### What the task requires
Only the lines from the one containing "Convert this chart to seaborn" through the one containing "pct_sd = [5.2, 5.0, 5.0, 3.1, 3.2, 5.0, 6.1, 3.1]" should be output, both ends included and exactly as they appear, minus any pictures.

/---

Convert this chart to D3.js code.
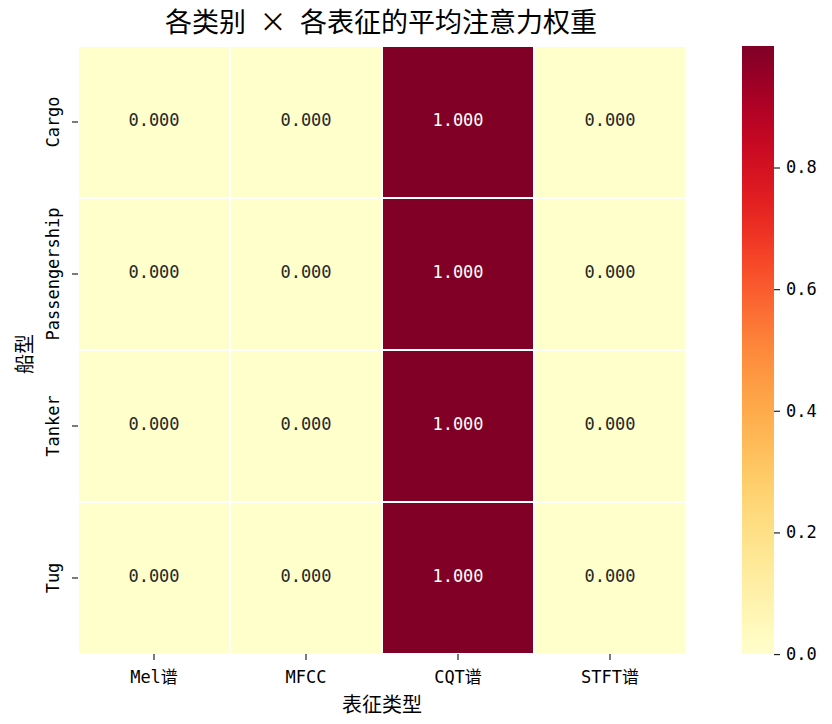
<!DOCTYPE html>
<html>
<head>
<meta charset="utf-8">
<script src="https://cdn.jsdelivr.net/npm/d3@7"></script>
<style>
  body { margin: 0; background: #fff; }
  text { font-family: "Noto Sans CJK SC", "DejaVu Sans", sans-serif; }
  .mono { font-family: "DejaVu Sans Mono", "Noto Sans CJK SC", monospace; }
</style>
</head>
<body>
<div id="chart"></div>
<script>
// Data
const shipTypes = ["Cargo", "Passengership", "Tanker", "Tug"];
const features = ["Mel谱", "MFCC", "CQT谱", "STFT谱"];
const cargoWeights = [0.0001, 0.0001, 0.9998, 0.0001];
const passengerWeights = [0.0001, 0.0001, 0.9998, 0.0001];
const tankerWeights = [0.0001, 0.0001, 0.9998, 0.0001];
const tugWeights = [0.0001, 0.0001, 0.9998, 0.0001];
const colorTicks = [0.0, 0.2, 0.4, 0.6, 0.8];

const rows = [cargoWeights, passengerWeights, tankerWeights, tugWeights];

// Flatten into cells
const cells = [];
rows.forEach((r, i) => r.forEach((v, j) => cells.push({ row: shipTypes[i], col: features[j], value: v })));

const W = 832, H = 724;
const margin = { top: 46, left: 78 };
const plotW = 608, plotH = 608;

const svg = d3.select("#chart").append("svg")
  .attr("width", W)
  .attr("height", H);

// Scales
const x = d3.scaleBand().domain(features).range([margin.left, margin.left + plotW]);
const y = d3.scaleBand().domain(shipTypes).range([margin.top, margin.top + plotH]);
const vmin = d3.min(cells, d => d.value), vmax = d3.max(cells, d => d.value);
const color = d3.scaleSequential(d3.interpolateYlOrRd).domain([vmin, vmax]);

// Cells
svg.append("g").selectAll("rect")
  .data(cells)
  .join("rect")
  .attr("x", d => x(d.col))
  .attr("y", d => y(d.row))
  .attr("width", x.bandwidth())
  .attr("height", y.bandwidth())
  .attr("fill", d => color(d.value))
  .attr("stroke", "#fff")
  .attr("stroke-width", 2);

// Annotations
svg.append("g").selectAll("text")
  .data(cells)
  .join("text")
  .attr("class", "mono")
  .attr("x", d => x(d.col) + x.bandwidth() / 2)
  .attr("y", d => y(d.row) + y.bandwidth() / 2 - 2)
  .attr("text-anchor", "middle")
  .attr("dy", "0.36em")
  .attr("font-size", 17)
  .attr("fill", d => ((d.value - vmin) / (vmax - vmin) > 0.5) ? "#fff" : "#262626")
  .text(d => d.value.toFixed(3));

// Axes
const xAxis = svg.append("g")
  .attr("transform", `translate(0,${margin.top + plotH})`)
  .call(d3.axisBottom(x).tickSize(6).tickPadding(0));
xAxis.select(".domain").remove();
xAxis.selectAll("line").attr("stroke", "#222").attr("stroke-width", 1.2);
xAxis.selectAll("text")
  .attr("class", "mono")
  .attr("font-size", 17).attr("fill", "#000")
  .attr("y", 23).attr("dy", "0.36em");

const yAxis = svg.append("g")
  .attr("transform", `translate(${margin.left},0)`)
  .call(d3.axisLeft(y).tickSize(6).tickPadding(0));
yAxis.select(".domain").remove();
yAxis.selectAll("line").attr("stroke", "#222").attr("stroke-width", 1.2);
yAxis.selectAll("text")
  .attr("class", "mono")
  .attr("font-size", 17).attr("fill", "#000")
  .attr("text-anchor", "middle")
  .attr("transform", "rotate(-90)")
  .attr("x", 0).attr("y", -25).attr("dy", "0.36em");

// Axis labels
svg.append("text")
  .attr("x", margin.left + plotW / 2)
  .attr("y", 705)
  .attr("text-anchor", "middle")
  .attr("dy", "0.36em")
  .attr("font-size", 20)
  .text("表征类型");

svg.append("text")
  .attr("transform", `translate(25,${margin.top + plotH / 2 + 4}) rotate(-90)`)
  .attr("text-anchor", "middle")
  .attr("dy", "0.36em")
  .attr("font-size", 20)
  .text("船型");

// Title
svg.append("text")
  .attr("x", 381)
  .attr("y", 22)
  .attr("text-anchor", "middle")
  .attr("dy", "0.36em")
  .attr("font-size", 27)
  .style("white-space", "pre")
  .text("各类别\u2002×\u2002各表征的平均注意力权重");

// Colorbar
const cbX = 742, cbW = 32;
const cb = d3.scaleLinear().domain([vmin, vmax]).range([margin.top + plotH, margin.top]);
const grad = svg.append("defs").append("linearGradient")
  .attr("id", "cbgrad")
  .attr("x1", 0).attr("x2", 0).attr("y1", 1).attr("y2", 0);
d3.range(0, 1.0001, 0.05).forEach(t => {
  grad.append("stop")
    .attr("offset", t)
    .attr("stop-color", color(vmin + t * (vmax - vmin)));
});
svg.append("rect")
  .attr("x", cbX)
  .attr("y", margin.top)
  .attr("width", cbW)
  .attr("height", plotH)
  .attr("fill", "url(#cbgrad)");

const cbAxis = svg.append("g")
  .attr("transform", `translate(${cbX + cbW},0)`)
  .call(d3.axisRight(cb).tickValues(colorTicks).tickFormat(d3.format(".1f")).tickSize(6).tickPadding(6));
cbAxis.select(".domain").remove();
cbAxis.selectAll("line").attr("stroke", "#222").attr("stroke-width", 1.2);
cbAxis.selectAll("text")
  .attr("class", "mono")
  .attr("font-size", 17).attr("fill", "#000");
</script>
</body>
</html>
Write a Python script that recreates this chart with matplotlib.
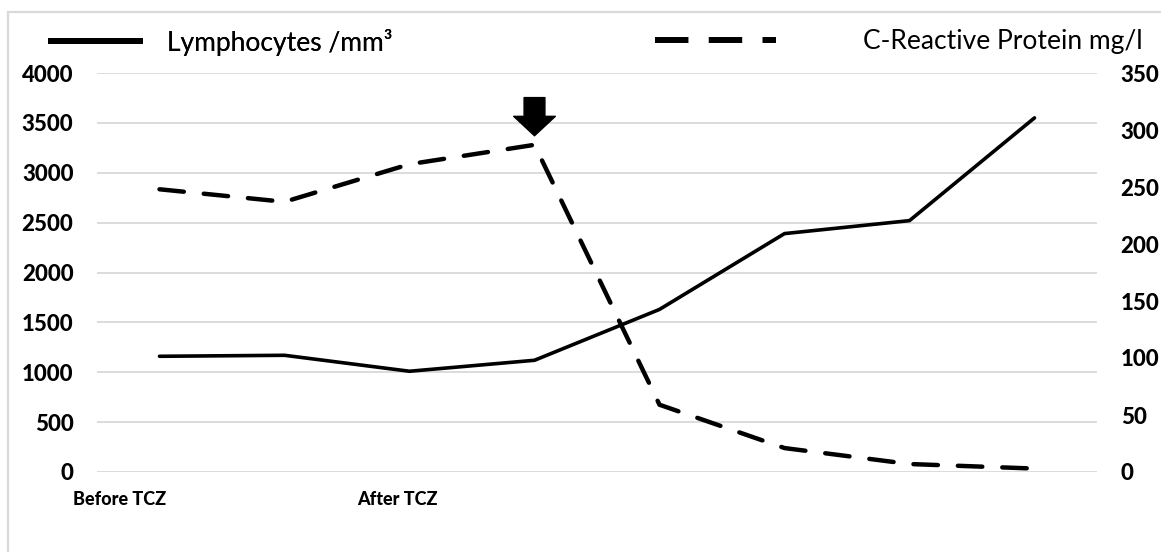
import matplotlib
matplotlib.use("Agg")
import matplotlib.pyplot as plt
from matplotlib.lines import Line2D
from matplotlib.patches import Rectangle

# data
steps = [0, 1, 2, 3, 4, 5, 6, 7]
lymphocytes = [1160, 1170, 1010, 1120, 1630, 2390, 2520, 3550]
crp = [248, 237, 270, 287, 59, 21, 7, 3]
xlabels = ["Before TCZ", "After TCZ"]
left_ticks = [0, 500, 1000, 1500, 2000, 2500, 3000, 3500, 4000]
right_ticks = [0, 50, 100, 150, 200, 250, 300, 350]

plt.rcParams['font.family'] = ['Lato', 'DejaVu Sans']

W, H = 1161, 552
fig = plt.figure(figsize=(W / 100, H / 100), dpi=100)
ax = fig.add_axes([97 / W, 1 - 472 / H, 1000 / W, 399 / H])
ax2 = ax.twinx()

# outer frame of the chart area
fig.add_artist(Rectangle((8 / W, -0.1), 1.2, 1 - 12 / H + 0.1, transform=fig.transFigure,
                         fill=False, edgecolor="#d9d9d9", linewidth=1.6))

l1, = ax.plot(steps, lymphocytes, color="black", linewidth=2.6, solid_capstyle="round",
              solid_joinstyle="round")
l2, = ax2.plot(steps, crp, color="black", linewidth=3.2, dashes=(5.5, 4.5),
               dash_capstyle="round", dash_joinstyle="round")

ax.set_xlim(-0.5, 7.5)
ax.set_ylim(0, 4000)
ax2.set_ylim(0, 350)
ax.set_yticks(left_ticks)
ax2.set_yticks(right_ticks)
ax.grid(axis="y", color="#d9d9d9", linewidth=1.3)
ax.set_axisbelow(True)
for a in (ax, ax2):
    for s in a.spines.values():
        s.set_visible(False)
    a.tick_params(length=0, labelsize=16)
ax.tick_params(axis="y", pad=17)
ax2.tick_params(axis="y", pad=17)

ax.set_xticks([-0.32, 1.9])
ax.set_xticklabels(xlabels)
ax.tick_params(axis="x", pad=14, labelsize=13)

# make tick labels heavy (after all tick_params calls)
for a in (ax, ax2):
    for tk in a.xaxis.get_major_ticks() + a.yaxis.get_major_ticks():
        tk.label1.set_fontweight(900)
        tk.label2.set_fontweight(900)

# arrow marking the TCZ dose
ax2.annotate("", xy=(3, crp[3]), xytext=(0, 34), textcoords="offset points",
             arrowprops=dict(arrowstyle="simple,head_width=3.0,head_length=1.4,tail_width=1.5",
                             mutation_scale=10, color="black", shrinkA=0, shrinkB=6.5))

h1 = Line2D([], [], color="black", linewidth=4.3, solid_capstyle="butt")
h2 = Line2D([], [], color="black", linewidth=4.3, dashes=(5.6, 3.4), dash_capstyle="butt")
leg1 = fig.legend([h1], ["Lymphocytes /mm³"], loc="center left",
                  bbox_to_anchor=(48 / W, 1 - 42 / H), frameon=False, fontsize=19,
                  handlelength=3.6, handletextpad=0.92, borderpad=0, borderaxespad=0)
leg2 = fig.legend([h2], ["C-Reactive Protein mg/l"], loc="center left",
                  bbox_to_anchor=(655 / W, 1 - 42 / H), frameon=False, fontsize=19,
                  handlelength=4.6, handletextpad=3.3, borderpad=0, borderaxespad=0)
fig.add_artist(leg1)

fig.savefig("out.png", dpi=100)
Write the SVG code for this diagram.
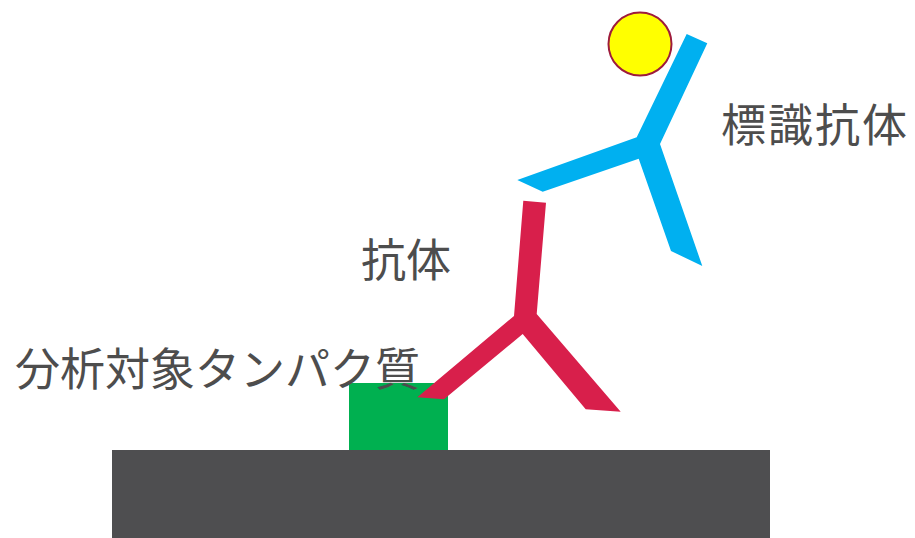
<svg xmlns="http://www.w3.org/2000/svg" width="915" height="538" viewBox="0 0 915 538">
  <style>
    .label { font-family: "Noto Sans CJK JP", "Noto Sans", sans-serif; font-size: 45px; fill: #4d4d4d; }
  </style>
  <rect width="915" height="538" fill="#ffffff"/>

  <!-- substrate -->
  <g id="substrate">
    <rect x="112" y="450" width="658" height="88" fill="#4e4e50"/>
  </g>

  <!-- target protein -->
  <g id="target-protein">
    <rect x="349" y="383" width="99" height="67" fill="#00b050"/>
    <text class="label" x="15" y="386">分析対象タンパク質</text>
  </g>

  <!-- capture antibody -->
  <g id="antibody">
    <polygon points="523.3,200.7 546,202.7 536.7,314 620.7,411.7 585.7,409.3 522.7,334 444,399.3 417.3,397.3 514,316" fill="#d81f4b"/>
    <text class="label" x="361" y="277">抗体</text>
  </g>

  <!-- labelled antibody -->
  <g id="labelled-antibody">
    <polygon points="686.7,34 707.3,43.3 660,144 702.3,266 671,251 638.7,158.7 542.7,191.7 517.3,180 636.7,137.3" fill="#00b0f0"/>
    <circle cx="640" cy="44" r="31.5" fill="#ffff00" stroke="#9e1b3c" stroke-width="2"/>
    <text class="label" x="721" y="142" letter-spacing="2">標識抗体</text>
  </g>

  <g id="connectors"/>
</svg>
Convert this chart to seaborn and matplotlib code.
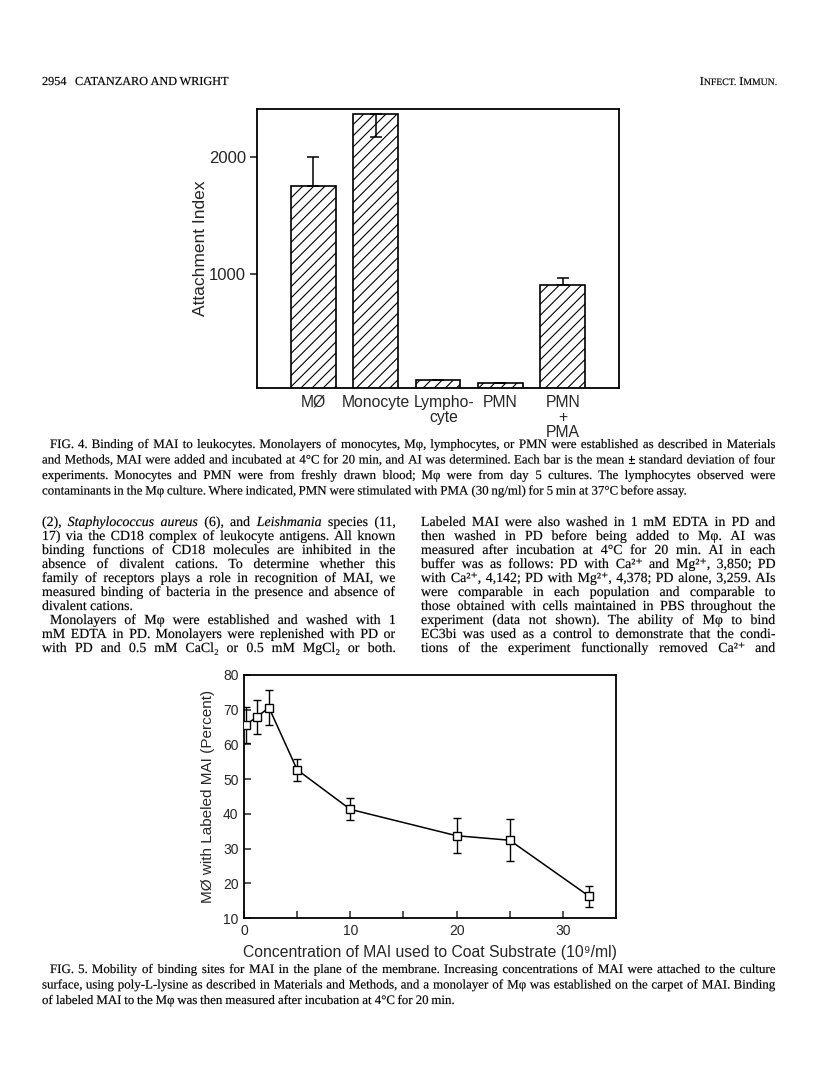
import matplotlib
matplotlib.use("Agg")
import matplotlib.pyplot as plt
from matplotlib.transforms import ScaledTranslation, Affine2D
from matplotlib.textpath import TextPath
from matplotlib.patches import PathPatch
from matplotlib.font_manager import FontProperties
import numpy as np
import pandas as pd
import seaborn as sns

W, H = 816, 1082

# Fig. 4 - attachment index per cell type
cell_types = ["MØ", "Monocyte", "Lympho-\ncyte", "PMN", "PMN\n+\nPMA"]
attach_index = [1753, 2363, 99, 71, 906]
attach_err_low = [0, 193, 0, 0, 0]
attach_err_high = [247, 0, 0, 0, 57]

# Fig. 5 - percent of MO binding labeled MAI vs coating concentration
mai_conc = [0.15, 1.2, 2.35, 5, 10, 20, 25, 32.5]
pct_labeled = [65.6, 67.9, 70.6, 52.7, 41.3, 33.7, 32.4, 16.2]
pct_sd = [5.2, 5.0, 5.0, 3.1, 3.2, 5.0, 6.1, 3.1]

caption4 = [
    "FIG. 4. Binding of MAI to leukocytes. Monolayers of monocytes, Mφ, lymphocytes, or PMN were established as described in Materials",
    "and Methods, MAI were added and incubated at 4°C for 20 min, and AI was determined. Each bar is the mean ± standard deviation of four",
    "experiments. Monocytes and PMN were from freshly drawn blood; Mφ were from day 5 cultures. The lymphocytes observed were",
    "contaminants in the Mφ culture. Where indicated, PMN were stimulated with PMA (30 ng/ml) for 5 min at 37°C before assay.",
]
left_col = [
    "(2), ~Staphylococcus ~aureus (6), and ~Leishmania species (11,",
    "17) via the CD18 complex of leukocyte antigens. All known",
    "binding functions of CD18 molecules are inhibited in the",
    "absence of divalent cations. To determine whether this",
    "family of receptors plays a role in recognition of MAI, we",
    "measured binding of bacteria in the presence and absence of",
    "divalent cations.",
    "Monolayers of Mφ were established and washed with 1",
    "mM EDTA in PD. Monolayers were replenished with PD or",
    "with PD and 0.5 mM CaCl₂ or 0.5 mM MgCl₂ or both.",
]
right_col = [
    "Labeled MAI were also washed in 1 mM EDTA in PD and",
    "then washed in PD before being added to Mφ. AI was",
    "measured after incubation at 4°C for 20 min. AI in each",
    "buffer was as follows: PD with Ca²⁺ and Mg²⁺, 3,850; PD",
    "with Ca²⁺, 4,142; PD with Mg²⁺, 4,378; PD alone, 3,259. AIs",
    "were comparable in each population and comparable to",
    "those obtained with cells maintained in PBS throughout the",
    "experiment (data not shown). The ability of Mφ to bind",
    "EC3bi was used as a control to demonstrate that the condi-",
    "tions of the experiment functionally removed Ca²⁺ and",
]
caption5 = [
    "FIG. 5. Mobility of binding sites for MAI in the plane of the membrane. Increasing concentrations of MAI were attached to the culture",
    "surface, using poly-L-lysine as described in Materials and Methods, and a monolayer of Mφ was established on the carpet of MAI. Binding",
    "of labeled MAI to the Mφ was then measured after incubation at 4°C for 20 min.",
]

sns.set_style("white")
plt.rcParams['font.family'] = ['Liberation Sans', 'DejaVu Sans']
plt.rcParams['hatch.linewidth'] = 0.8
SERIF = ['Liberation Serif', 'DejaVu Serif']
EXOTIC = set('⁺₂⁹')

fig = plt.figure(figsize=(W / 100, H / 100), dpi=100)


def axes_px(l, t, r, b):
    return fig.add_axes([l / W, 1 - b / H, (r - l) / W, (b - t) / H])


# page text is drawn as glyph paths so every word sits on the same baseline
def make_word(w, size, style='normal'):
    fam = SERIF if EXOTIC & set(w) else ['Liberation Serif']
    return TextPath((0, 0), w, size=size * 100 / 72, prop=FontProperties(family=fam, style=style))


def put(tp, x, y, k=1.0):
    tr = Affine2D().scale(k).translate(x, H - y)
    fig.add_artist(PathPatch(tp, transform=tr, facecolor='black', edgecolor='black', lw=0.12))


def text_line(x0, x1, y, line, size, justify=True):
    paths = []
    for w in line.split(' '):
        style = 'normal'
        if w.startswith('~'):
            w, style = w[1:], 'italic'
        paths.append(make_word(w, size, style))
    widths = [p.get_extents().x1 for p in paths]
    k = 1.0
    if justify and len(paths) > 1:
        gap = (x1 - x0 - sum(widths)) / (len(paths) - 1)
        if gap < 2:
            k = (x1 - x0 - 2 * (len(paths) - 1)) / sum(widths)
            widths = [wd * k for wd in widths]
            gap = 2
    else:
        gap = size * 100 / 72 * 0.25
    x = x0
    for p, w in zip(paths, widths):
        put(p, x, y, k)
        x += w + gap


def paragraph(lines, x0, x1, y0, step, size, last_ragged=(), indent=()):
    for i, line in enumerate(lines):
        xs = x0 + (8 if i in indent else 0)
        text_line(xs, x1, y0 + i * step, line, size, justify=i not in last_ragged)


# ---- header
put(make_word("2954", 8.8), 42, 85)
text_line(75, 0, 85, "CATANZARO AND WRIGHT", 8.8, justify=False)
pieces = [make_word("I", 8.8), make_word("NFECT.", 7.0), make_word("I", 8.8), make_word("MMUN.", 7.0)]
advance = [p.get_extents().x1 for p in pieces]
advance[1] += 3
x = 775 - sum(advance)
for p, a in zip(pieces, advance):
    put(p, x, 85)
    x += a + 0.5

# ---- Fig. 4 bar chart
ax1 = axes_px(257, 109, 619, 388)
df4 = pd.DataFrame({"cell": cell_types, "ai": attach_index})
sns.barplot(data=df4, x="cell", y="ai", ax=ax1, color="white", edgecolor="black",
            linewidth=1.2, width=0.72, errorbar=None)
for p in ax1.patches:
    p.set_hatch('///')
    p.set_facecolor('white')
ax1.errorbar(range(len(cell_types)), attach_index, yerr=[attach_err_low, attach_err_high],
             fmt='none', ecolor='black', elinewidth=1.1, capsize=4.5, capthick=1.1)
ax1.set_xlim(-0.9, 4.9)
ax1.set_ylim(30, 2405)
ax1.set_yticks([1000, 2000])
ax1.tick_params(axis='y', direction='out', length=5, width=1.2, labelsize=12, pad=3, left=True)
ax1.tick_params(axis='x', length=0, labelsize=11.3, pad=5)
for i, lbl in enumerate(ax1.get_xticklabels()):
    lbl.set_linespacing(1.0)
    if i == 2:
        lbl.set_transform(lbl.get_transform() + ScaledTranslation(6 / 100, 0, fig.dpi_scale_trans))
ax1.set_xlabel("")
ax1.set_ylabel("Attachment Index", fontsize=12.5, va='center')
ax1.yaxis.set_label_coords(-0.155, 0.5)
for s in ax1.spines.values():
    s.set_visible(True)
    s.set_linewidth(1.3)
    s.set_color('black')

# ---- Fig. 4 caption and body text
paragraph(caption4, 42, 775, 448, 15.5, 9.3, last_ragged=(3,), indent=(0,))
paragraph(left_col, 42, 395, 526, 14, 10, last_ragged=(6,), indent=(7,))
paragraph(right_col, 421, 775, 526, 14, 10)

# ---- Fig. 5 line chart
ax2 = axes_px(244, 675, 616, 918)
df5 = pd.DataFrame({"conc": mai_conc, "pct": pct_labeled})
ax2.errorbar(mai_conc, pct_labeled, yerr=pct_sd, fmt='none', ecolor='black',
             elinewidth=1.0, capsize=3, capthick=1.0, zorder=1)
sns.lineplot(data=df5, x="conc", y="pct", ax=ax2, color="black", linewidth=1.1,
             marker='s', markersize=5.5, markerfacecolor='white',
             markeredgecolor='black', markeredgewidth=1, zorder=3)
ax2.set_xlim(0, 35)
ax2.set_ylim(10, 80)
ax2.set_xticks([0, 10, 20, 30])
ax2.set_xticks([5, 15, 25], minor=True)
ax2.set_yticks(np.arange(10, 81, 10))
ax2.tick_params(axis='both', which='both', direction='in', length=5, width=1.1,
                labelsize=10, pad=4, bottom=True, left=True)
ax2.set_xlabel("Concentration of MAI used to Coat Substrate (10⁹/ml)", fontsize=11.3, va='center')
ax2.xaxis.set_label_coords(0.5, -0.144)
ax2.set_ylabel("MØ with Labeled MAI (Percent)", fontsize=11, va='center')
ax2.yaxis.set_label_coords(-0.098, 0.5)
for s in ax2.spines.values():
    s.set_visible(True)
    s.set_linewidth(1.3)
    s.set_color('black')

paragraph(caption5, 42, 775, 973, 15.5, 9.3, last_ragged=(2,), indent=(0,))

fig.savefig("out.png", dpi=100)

\---

### Solved exercise
Convert this chart to seaborn and matplotlib code.
import matplotlib
matplotlib.use("Agg")
import matplotlib.pyplot as plt
from matplotlib.transforms import ScaledTranslation, Affine2D
from matplotlib.textpath import TextPath
from matplotlib.patches import PathPatch
from matplotlib.font_manager import FontProperties
import numpy as np
import pandas as pd
import seaborn as sns

W, H = 816, 1082

# Fig. 4 - attachment index per cell type
cell_types = ["MØ", "Monocyte", "Lympho-\ncyte", "PMN", "PMN\n+\nPMA"]
attach_index = [1753, 2363, 99, 71, 906]
attach_err_low = [0, 193, 0, 0, 0]
attach_err_high = [247, 0, 0, 0, 57]

# Fig. 5 - percent of MO binding labeled MAI vs coating concentration
mai_conc = [0.15, 1.2, 2.35, 5, 10, 20, 25, 32.5]
pct_labeled = [65.6, 67.9, 70.6, 52.7, 41.3, 33.7, 32.4, 16.2]
pct_sd = [5.2, 5.0, 5.0, 3.1, 3.2, 5.0, 6.1, 3.1]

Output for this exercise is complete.